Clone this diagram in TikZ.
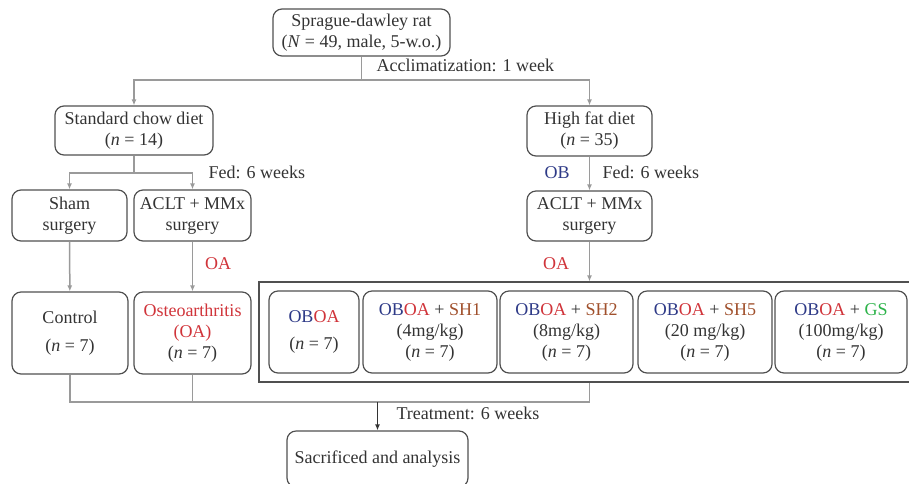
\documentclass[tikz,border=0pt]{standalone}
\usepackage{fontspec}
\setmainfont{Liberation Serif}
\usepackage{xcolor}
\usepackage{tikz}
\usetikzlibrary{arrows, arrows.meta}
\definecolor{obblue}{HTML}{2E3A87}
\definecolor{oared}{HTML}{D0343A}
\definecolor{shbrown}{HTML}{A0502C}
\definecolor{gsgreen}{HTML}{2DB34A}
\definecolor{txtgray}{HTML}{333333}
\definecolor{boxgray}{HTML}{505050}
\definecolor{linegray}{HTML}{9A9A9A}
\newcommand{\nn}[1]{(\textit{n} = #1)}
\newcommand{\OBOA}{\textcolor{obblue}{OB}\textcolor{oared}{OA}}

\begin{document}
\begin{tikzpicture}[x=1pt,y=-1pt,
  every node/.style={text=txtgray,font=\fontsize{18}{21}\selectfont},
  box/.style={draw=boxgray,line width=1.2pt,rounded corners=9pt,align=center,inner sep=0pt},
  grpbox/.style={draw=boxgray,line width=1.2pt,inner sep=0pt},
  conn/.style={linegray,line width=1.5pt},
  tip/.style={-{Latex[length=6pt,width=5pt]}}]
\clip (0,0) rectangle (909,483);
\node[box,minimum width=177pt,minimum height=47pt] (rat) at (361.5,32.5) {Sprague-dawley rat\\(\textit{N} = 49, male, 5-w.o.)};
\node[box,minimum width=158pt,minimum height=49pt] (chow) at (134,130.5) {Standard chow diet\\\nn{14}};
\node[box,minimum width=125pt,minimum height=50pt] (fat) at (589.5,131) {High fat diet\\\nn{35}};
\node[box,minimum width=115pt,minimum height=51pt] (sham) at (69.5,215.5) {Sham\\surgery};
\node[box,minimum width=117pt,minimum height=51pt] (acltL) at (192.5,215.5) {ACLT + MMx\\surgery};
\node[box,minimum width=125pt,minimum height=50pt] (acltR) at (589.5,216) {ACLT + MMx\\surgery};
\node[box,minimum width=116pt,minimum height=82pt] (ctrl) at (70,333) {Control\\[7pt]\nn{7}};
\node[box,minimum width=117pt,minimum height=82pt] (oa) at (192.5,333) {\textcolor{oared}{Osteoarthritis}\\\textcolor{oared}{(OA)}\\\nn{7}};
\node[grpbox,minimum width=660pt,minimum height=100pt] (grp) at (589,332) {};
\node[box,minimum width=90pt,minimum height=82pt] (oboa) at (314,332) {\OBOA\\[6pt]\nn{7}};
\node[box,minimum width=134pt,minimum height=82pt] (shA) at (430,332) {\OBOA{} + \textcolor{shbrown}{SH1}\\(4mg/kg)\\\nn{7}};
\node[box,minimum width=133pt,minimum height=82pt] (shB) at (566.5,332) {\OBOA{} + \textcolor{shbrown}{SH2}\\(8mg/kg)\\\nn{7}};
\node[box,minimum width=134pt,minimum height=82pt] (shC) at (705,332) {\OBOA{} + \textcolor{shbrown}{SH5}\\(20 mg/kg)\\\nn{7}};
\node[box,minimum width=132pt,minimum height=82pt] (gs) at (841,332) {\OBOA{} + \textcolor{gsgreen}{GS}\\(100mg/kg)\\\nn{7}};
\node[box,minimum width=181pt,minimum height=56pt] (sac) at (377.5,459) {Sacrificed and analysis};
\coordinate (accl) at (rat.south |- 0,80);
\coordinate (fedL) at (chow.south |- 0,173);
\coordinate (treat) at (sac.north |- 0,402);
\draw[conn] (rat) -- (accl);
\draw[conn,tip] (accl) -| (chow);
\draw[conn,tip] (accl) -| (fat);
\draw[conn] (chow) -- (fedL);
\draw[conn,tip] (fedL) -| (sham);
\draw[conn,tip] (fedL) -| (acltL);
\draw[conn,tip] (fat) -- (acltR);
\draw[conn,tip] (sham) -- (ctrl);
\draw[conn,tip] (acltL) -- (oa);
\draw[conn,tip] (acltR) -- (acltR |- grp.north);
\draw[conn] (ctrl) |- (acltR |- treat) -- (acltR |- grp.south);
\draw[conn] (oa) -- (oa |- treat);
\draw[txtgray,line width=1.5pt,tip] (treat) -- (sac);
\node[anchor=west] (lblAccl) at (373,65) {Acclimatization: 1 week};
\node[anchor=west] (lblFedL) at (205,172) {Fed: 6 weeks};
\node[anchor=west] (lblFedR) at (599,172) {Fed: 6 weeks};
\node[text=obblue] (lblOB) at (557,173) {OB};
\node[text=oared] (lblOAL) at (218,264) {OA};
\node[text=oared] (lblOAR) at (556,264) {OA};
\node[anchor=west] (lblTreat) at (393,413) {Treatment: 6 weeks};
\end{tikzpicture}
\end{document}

What you should do. Retype the whole listing exactly and leave the pictures out.

Response for this exercise.
Clone this diagram in TikZ.
\documentclass[tikz,border=0pt]{standalone}
\usepackage{fontspec}
\setmainfont{Liberation Serif}
\usepackage{xcolor}
\usepackage{tikz}
\usetikzlibrary{arrows, arrows.meta}
\definecolor{obblue}{HTML}{2E3A87}
\definecolor{oared}{HTML}{D0343A}
\definecolor{shbrown}{HTML}{A0502C}
\definecolor{gsgreen}{HTML}{2DB34A}
\definecolor{txtgray}{HTML}{333333}
\definecolor{boxgray}{HTML}{505050}
\definecolor{linegray}{HTML}{9A9A9A}
\newcommand{\nn}[1]{(\textit{n} = #1)}
\newcommand{\OBOA}{\textcolor{obblue}{OB}\textcolor{oared}{OA}}

\begin{document}
\begin{tikzpicture}[x=1pt,y=-1pt,
  every node/.style={text=txtgray,font=\fontsize{18}{21}\selectfont},
  box/.style={draw=boxgray,line width=1.2pt,rounded corners=9pt,align=center,inner sep=0pt},
  grpbox/.style={draw=boxgray,line width=1.2pt,inner sep=0pt},
  conn/.style={linegray,line width=1.5pt},
  tip/.style={-{Latex[length=6pt,width=5pt]}}]
\clip (0,0) rectangle (909,483);
\node[box,minimum width=177pt,minimum height=47pt] (rat) at (361.5,32.5) {Sprague-dawley rat\\(\textit{N} = 49, male, 5-w.o.)};
\node[box,minimum width=158pt,minimum height=49pt] (chow) at (134,130.5) {Standard chow diet\\\nn{14}};
\node[box,minimum width=125pt,minimum height=50pt] (fat) at (589.5,131) {High fat diet\\\nn{35}};
\node[box,minimum width=115pt,minimum height=51pt] (sham) at (69.5,215.5) {Sham\\surgery};
\node[box,minimum width=117pt,minimum height=51pt] (acltL) at (192.5,215.5) {ACLT + MMx\\surgery};
\node[box,minimum width=125pt,minimum height=50pt] (acltR) at (589.5,216) {ACLT + MMx\\surgery};
\node[box,minimum width=116pt,minimum height=82pt] (ctrl) at (70,333) {Control\\[7pt]\nn{7}};
\node[box,minimum width=117pt,minimum height=82pt] (oa) at (192.5,333) {\textcolor{oared}{Osteoarthritis}\\\textcolor{oared}{(OA)}\\\nn{7}};
\node[grpbox,minimum width=660pt,minimum height=100pt] (grp) at (589,332) {};
\node[box,minimum width=90pt,minimum height=82pt] (oboa) at (314,332) {\OBOA\\[6pt]\nn{7}};
\node[box,minimum width=134pt,minimum height=82pt] (shA) at (430,332) {\OBOA{} + \textcolor{shbrown}{SH1}\\(4mg/kg)\\\nn{7}};
\node[box,minimum width=133pt,minimum height=82pt] (shB) at (566.5,332) {\OBOA{} + \textcolor{shbrown}{SH2}\\(8mg/kg)\\\nn{7}};
\node[box,minimum width=134pt,minimum height=82pt] (shC) at (705,332) {\OBOA{} + \textcolor{shbrown}{SH5}\\(20 mg/kg)\\\nn{7}};
\node[box,minimum width=132pt,minimum height=82pt] (gs) at (841,332) {\OBOA{} + \textcolor{gsgreen}{GS}\\(100mg/kg)\\\nn{7}};
\node[box,minimum width=181pt,minimum height=56pt] (sac) at (377.5,459) {Sacrificed and analysis};
\coordinate (accl) at (rat.south |- 0,80);
\coordinate (fedL) at (chow.south |- 0,173);
\coordinate (treat) at (sac.north |- 0,402);
\draw[conn] (rat) -- (accl);
\draw[conn,tip] (accl) -| (chow);
\draw[conn,tip] (accl) -| (fat);
\draw[conn] (chow) -- (fedL);
\draw[conn,tip] (fedL) -| (sham);
\draw[conn,tip] (fedL) -| (acltL);
\draw[conn,tip] (fat) -- (acltR);
\draw[conn,tip] (sham) -- (ctrl);
\draw[conn,tip] (acltL) -- (oa);
\draw[conn,tip] (acltR) -- (acltR |- grp.north);
\draw[conn] (ctrl) |- (acltR |- treat) -- (acltR |- grp.south);
\draw[conn] (oa) -- (oa |- treat);
\draw[txtgray,line width=1.5pt,tip] (treat) -- (sac);
\node[anchor=west] (lblAccl) at (373,65) {Acclimatization: 1 week};
\node[anchor=west] (lblFedL) at (205,172) {Fed: 6 weeks};
\node[anchor=west] (lblFedR) at (599,172) {Fed: 6 weeks};
\node[text=obblue] (lblOB) at (557,173) {OB};
\node[text=oared] (lblOAL) at (218,264) {OA};
\node[text=oared] (lblOAR) at (556,264) {OA};
\node[anchor=west] (lblTreat) at (393,413) {Treatment: 6 weeks};
\end{tikzpicture}
\end{document}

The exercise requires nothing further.